The NT1100 is a sport touring motorcycle produced by the Japanese company Honda.

Technology features include Android Auto and Apple Carplay.

==History==
Introduced in 2021, it is built primarily for the European, Canadian and American market.

== Specifications ==
The engine is slightly modified compared to the Honda CRF1100L Africa Twin. The NT1100 reaches a top speed of 200 km/h.

===Transmission===
The NT1100 has a six-speed manual transmission, optionally available as a dual-clutch transmission (DCT) and weighs 10 kg more. Unlike the last NT model, the Honda NT700V Deauville, the engine power is not transmitted by a cardan shaft but by a chain to the rear wheel.
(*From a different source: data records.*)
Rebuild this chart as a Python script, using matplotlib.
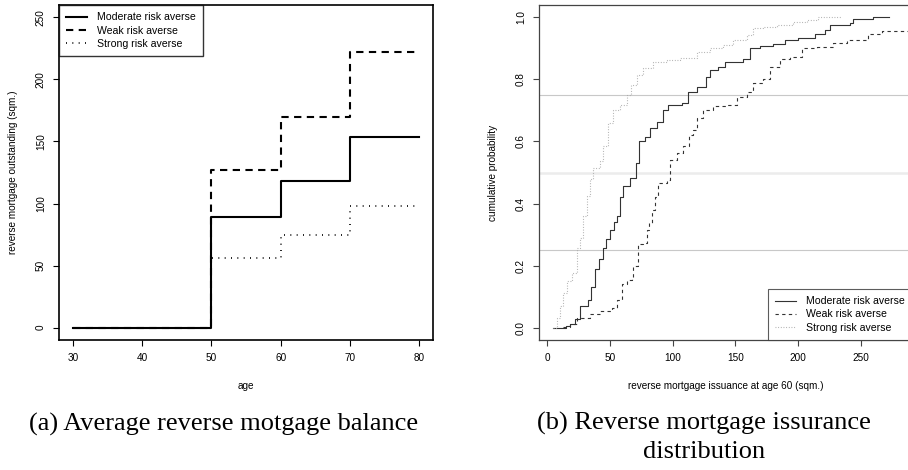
import numpy as np
import matplotlib
matplotlib.use("Agg")
import matplotlib.pyplot as plt

plt.rcParams['font.family'] = ['Liberation Sans', 'DejaVu Sans']

# (a) average reverse mortgage balance by age
ages = [30, 40, 50, 60, 70, 80]
moderate_bal = [0, 0, 89, 118, 154, 154]
weak_bal = [0, 0, 127, 170, 222, 222]
strong_bal = [0, 0, 56, 75, 98, 98]

# (b) empirical cdf of issuance at age 60, step positions and levels
mod_x = [4.8, 15, 18, 22, 26, 32.7, 35, 38, 41, 44.7, 47, 50, 53, 55.4, 58, 60.7, 66, 70.5, 73.2,
         78, 82, 87.3, 92.6, 96.5, 107.2, 112.5, 119.2, 127, 130, 136.5, 141.8, 156.4, 161.7,
         169.7, 180.3, 189.7, 200.3, 213.6, 221.6, 225.6, 241.5, 243.7, 260]
mod_f = [0.0, 0.005, 0.012, 0.027, 0.07, 0.09, 0.13, 0.19, 0.22, 0.257, 0.285, 0.316, 0.34, 0.359, 0.42,
         0.455, 0.482, 0.53, 0.6, 0.616, 0.643, 0.662, 0.702, 0.718, 0.723, 0.761, 0.775, 0.809,
         0.831, 0.841, 0.857, 0.865, 0.9, 0.909, 0.913, 0.927, 0.935, 0.948, 0.961, 0.975,
         0.982, 0.994, 1.0]
mod_end = 273

weak_x = [12.8, 18, 23.4, 34, 42, 51.4, 55.4, 59.4, 63.4, 67.3, 68.6, 72.6, 76.6, 79.3, 81, 83.3,
          86, 88.6, 95.3, 97.9, 103.2, 108.5, 113.3, 116.5, 119.7, 124.5, 132.5, 143.1, 151.1,
          159.1, 164.4, 172.4, 177.7, 185.7, 193.7, 203, 215, 228.2, 238.9, 256.1, 266.8]
weak_f = [0.002, 0.01, 0.032, 0.043, 0.053, 0.064, 0.09, 0.139, 0.155, 0.16, 0.198, 0.268, 0.273,
          0.316, 0.338, 0.38, 0.42, 0.466, 0.477, 0.541, 0.563, 0.584, 0.622, 0.638, 0.675,
          0.702, 0.713, 0.718, 0.745, 0.761, 0.788, 0.8, 0.841, 0.865, 0.873, 0.9, 0.906,
          0.917, 0.927, 0.945, 0.956]
weak_end = 300

strong_x = [4.5, 7.5, 10, 12.8, 16, 19.5, 23.4, 26, 28.5, 31.4, 34, 36.7, 42, 44.7, 48.7, 52.7, 58,
            63.4, 66.5, 71.3, 76.6, 84.6, 95.3, 105.9, 119.2, 129.8, 140.4, 148.4, 159.1,
            164.4, 172.4, 183, 196.3, 207, 216.2]
strong_f = [0.0, 0.032, 0.07, 0.113, 0.15, 0.177, 0.257, 0.29, 0.36, 0.423, 0.48, 0.514, 0.536,
            0.584, 0.659, 0.702, 0.718, 0.75, 0.782, 0.814, 0.836, 0.857, 0.863, 0.868, 0.888,
            0.9, 0.911, 0.927, 0.943, 0.965, 0.97, 0.975, 0.986, 0.991, 1.0]
strong_end = 235

labels = ['Moderate risk averse', 'Weak risk averse', 'Strong risk averse']
quantile_lines = [0.25, 0.5, 0.75]

W, H = 908, 470
fig = plt.figure(figsize=(W / 100, H / 100), dpi=100)


def box(x0, y0, x1, y1):
    return [x0 / W, 1 - y1 / H, (x1 - x0) / W, (y1 - y0) / H]


def r_axis_style(ax, col='black', lw=1.0):
    ax.tick_params(direction='out', length=4.5, width=0.8, labelsize=7.2, color=col, pad=5)
    ax.tick_params(axis='y', labelrotation=90)
    for s in ax.spines.values():
        s.set_linewidth(lw)
        s.set_color(col)


legend_kw = dict(fontsize=7.6, frameon=True, fancybox=False, borderaxespad=0,
                 handlelength=1.95, handletextpad=0.95, labelspacing=0.3, borderpad=0.7)

# left panel
ax1 = fig.add_axes(box(59, 5, 433, 340))
ax1.plot(ages, moderate_bal, drawstyle='steps-post', color='black', lw=1.5, label=labels[0])
ax1.plot(ages, weak_bal, drawstyle='steps-post', color='black', lw=1.5,
         dashes=(3.5, 2.6), label=labels[1])
ax1.plot(ages, strong_bal, drawstyle='steps-post', color='black', lw=1.2,
         dashes=(0.6, 3.2), label=labels[2])
ax1.set_xlim(28, 82)
ax1.set_ylim(-10, 260)
ax1.set_xticks([30, 40, 50, 60, 70, 80])
ax1.set_yticks([0, 50, 100, 150, 200, 250])
r_axis_style(ax1, lw=1.2)
for lab in ax1.get_yticklabels():
    lab.set_va('center')
ax1.set_xlabel('age', fontsize=7.2, labelpad=13)
ax1.set_ylabel('reverse mortgage outstanding (sqm.)', fontsize=7.2, labelpad=13)
leg1 = ax1.legend(loc='upper left', **legend_kw)
leg1.get_frame().set_edgecolor('black')
leg1.get_frame().set_linewidth(1.0)

# right panel
ax2 = fig.add_axes(box(539, 5, 912, 340))
for q, c, w in zip(quantile_lines, ['#c8c8c8', '#ececec', '#c8c8c8'], [0.8, 1.8, 0.8]):
    ax2.axhline(q, color=c, lw=w, zorder=1)
ax2.plot(mod_x + [mod_end], mod_f + [mod_f[-1]], drawstyle='steps-post',
         color='#333333', lw=0.8, label=labels[0])
ax2.plot(weak_x + [weak_end], weak_f + [weak_f[-1]], drawstyle='steps-post',
         color='#333333', lw=0.8, dashes=(3, 3), label=labels[1])
ax2.plot(strong_x + [strong_end], strong_f + [strong_f[-1]], drawstyle='steps-post',
         color='#aaaaaa', lw=0.8, dashes=(0.8, 1.6), label=labels[2])
ax2.set_xlim(-6.6, 291)
ax2.set_ylim(-0.04, 1.04)
ax2.set_xticks([0, 50, 100, 150, 200, 250])
ax2.set_yticks([0.0, 0.2, 0.4, 0.6, 0.8, 1.0])
ax2.set_yticklabels(['0.0', '0.2', '0.4', '0.6', '0.8', '1.0'])
r_axis_style(ax2, col='#444444', lw=0.9)
for lab in ax2.get_yticklabels():
    lab.set_va('center')
ax2.set_xlabel('reverse mortgage issuance at age 60 (sqm.)', fontsize=7.2, labelpad=13)
ax2.set_ylabel('cumulative probability', fontsize=7.2, labelpad=13)
leg2 = ax2.legend(loc='lower left', bbox_to_anchor=(768 / W, 1 - 340 / H),
                  bbox_transform=fig.transFigure, **legend_kw)
leg2.get_frame().set_edgecolor('#333333')
leg2.get_frame().set_linewidth(0.8)

# captions
serif = ['Liberation Serif', 'DejaVu Serif']
fig.text(224 / W, 1 - 424 / H, '(a) Average reverse motgage balance', family=serif,
         fontsize=19, ha='center', va='center')
fig.text(704 / W, 1 - 423 / H, '(b) Reverse mortgage issurance', family=serif,
         fontsize=19, ha='center', va='center')
fig.text(704 / W, 1 - 452 / H, 'distribution', family=serif,
         fontsize=19, ha='center', va='center')

fig.savefig('out.png', dpi=100)
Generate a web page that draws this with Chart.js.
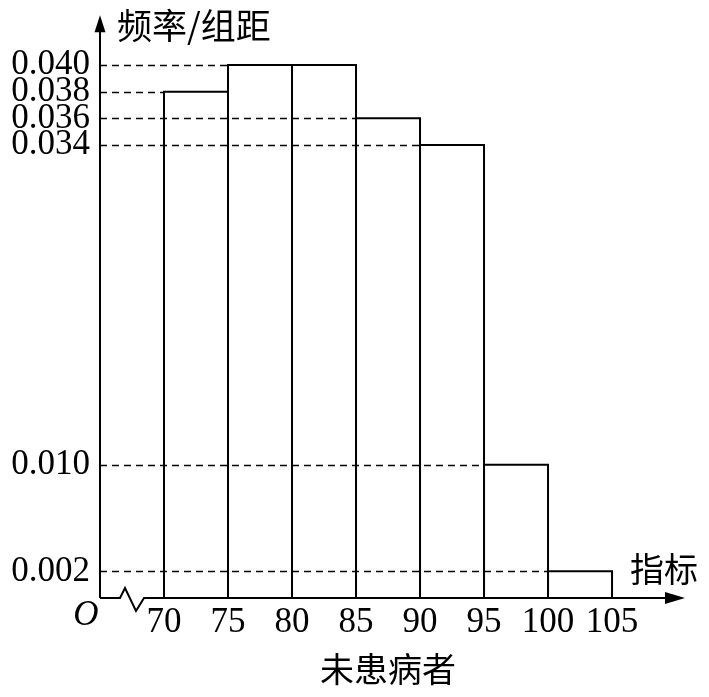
<!DOCTYPE html>
<html>
<head>
<meta charset="utf-8">
<script src="https://cdn.jsdelivr.net/npm/chart.js@4/dist/chart.umd.min.js"></script>
<style>
  html, body { margin: 0; padding: 0; background: #fff; }
  #wrap { width: 709px; height: 697px; position: relative; }
</style>
</head>
<body>
<div id="wrap"><canvas id="chart"></canvas></div>
<script>
// bin edges of the histogram (指标) and frequency/组距 for each bin
const binEdges = [70, 75, 80, 85, 90, 95, 100, 105];
const freqPerWidth = [0.038, 0.040, 0.040, 0.036, 0.034, 0.010, 0.002];
const yTickValues = [0.002, 0.010, 0.034, 0.036, 0.038, 0.040];
const xTickValues = [70, 75, 80, 85, 90, 95, 100, 105];

const yTitle = '频率/组距';
const xTitle = '指标';
const groupLabel = '未患病者';

const CJK = '"Noto Sans CJK SC", "Noto Sans CJK JP", sans-serif';
const SERIF = '"Liberation Serif", "DejaVu Serif", serif';

const barData = freqPerWidth.map((v, i) => ({ x: (binEdges[i] + binEdges[i + 1]) / 2, y: v }));

// draws axes with arrows, the axis break, the dashed guides and the bar outlines
const histPlugin = {
    id: 'histPlugin',
    afterDatasetsDraw(chart) {
        const ctx = chart.ctx;
        const xs = chart.scales.x;
        const ys = chart.scales.y;
        const area = chart.chartArea;
        const meta = chart.getDatasetMeta(0);

        ctx.save();
        ctx.strokeStyle = '#000';
        ctx.fillStyle = '#000';

        // dashed guides from the y axis to the first bar with that height
        ctx.lineWidth = 1.5;
        ctx.setLineDash([7, 5]);
        const done = {};
        freqPerWidth.forEach((v, i) => {
            if (done[v]) return;
            done[v] = true;
            const py = Math.round(ys.getPixelForValue(v)) + 0.5;
            ctx.beginPath();
            ctx.moveTo(area.left, py);
            ctx.lineTo(xs.getPixelForValue(binEdges[i]), py);
            ctx.stroke();
        });
        ctx.setLineDash([]);

        // bar outlines
        ctx.lineWidth = 2;
        meta.data.forEach(el => {
            const l = el.x - el.width / 2;
            const r = el.x + el.width / 2;
            ctx.beginPath();
            ctx.moveTo(l, el.base);
            ctx.lineTo(l, el.y);
            ctx.lineTo(r, el.y);
            ctx.lineTo(r, el.base);
            ctx.stroke();
        });

        // y axis with arrow
        const x0 = area.left;
        const y0 = area.bottom;
        ctx.beginPath();
        ctx.moveTo(x0, y0);
        ctx.lineTo(x0, area.top + 14);
        ctx.stroke();
        ctx.beginPath();
        ctx.moveTo(x0, area.top);
        ctx.lineTo(x0 - 5.5, area.top + 17);
        ctx.lineTo(x0 + 5.5, area.top + 17);
        ctx.closePath();
        ctx.fill();

        // x axis with break and arrow
        ctx.beginPath();
        ctx.moveTo(x0, y0);
        ctx.lineTo(x0 + 20, y0);
        ctx.lineTo(x0 + 25, y0 - 10);
        ctx.lineTo(x0 + 36, y0 + 13);
        ctx.lineTo(x0 + 44, y0);
        ctx.lineTo(area.right - 16, y0);
        ctx.stroke();
        ctx.beginPath();
        ctx.moveTo(area.right, y0);
        ctx.lineTo(area.right - 20, y0 - 6);
        ctx.lineTo(area.right - 20, y0 + 6);
        ctx.closePath();
        ctx.fill();

        // texts
        ctx.textBaseline = 'middle';
        ctx.font = '35px ' + CJK;
        ctx.textAlign = 'left';
        ctx.fillText(yTitle, x0 + 17, 26);
        ctx.font = '34px ' + CJK;
        ctx.fillText(xTitle, 630, 569);
        ctx.textAlign = 'center';
        ctx.fillText(groupLabel, 388, 669);
        ctx.font = 'italic 35px ' + SERIF;
        ctx.fillText('O', 86, 616);

        ctx.restore();
    }
};

const chart = new Chart(document.getElementById('chart'), {
    type: 'bar',
    data: {
        datasets: [{
            data: barData,
            backgroundColor: 'rgba(0,0,0,0)',
            borderWidth: 0,
            barPercentage: 1,
            categoryPercentage: 1
        }]
    },
    options: {
        responsive: true,
        maintainAspectRatio: false,
        animation: false,
        layout: { padding: { top: 9, right: 24, left: 0, bottom: 0 } },
        plugins: {
            legend: { display: false },
            tooltip: { enabled: false },
            title: { display: false }
        },
        scales: {
            x: {
                type: 'linear',
                min: 65,
                max: 110.7,
                offset: false,
                grid: { display: false, offset: false, drawTicks: false },
                border: { display: false },
                afterBuildTicks: s => { s.ticks = xTickValues.map(v => ({ value: v })); },
                afterFit: s => { s.height = 99; },
                ticks: {
                    autoSkip: false,
                    maxRotation: 0,
                    minRotation: 0,
                    padding: 7,
                    color: '#000',
                    font: { family: SERIF, size: 35, lineHeight: 1 },
                    callback: v => String(v)
                }
            },
            y: {
                min: 0,
                max: 0.04374,
                grid: { display: false, drawTicks: false },
                border: { display: false },
                afterBuildTicks: s => { s.ticks = yTickValues.map(v => ({ value: v })); },
                afterFit: s => { s.width = 100; },
                ticks: {
                    autoSkip: false,
                    padding: 10,
                    color: '#000',
                    font: { family: SERIF, size: 35, lineHeight: 0.3 },
                    callback: v => Number(v).toFixed(3)
                }
            }
        }
    },
    plugins: [histPlugin]
});
</script>
</body>
</html>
However, beginning in 2025 the NT1100 is available only with the Dual Clutch Transmission in the United States.

===Fuel supply===
The fuel tank holds 20.4 L (5.4 gallons) Based on the WMTC consumption of 5 liters/100 km
specified by the manufacturer or test consumption (with dual-clutch transmission) up to 6 liters/100 km, this results in a range of around 330–400 km. The NT1100 has a regulated catalytic converter for exhaust aftertreatment.

===Chassis===
The chassis is based on a tubular steel frame with a bolted aluminum rear, also similar to the CRF1100L Africa Twin.

==Variants==
The Honda NT1100 Police is a police variant, which was released in December 2024, for police forces in North America with orders being available in May 2025.

It is also used by Japanese law enforcement, being used since March 2024 to replace their Honda CB1300Ps and Yamaha FJR1300Ps.